Ich erlebe in meiner Arbeit ständig, dass Menschen sich mit oft ganz heftigen Schuldgefühlen herumschlagen. Manchmal wegen Kleinigkeiten, und oft wegen Dingen, für die sie wirklich überhaupt nichts können. Da zieht eine Freundin kurzfristig um und fragt nach Hilfe beim Umzug – just für genau das Wochenende, wo die Fortbildung stattfindet. Also keine Chance, beim Umzug zu helfen, keine Schuld, trotzdem Schuldgefühle. Oder der Mutter geht es schlecht, sie fühlt sich einsam, die Tochter lebt mit ihrer Familie am anderen Ende der Republik und kann nicht kommen, zumindest nicht regelmäßig, so wie die Mutter sich das wünschen würde. Die Tochter hat der Mutter angeboten, in ihre Nähe zu ziehen, die will das aber nicht. Die Tochter fühlt sich schuldig. Einfach, weil sie ihr Leben lebt, sich um ihre Kinder kümmert, da ist wo ihre Arbeit ist, und weil die Mutter nicht bereit ist, aus ihrer gewohnten Umgebung zu gehen, trotzdem aber erwartet, dass die Tochter bei ihr ist. Oder: Schuldgefühle wegen einer Panne bei der Arbeit, für die die Kollegin verantwortlich ist. „Ich hätte es kontrollieren können.“
Ist das nicht irre?
Seit einigen Jahren freue ich mich immer wieder über Schuldgefühle, die auf meiner „Deponie“ entsorgt werden. Was mir dabei auffällt ist, dass die wirklich schlimmen, die quälenden, die langandauernden Schuldgefühle in den meisten Fällen mit den Eltern zusammenhängen. Entweder, weil es den Eltern schlecht geht, und die Kinder es nicht geschafft haben, sie glücklich zu machen. Oder weil die Erwartungen der Eltern nicht erfüllt wurden, sei es im Tun, manchmal aber auch im Sein: „Ich bin nie das Kind gewesen, das sich meine Eltern gewünscht haben.“ „Ich war nicht für meine Eltern da, als sie mich gebraucht haben, sondern habe mich um meine Ausbildung gekümmert.“ „Meine Mutter war depressiv, und eines Tages war sie nicht mehr da.“
Schuldgefühle entstehen meistens da, wo wir uns als Kinder falsch fühlen. Wir sind das falsche Kind, wir sind anstrengend für die Eltern (was Kinder nun einmal sind, c’est la vie), wir erfüllen die Hoffnungen der Eltern nicht, sind vielleicht nicht gut genug in der Schule oder wollen den elterlichen Betrieb nicht übernehmen oder den Bauernhof, auf dem die Familie lebt. Manche Menschen fühlen sich so schuldig, dass sie ihr eigenes Leben hintenanstellen und das tun, was sich die Eltern wünschen, nur damit sie die Schuldgefühle nicht mehr haben müssen. Das Blöde: Meistens funktioniert es nicht. Denn geht doch mal eine Kleinigkeit schief, der Hof ist übernommen, aber die Weide nicht genauso eingezäunt, wie die Eltern sich das wünschen, sind die Schuldgefühle sofort wieder da…

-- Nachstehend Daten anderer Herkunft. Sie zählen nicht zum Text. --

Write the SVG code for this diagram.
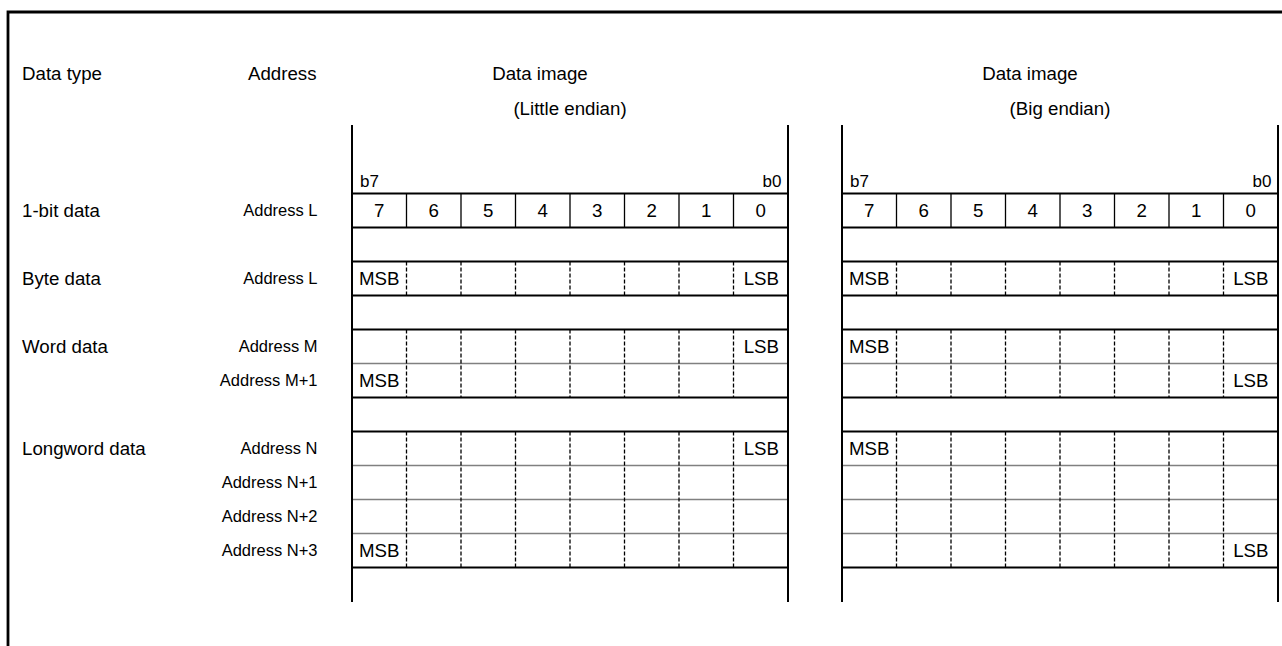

Mein Lehrer, der Arzt und Psychotherapeut Wolf Büntig, der voriges Jahr verstorben ist, hatte dazu eine schöne Übung: „Schau in der Vorstellung deine Eltern an,“ hat er gesagt, „und sage ihnen Folgendes: ‚Ich bin nicht das Kind, das ihr euch gewünscht habt. So ist das. Man muss nehmen, was man kriegt.‘“
Diese einfachen drei Sätze wirken häufig entlastend. Und wenn ich an meine eigenen Kinder denke, muss ich schmunzeln. Auch die sind nicht immer so gewesen, wie ich mir das gewünscht hätte. So what? Das ist schließlich mein Problem – nicht ihres.
Vielleicht magst du es ja mal ausprobieren. Oder dein eigenes Schuldgefühl auf der Deponie entsorgen?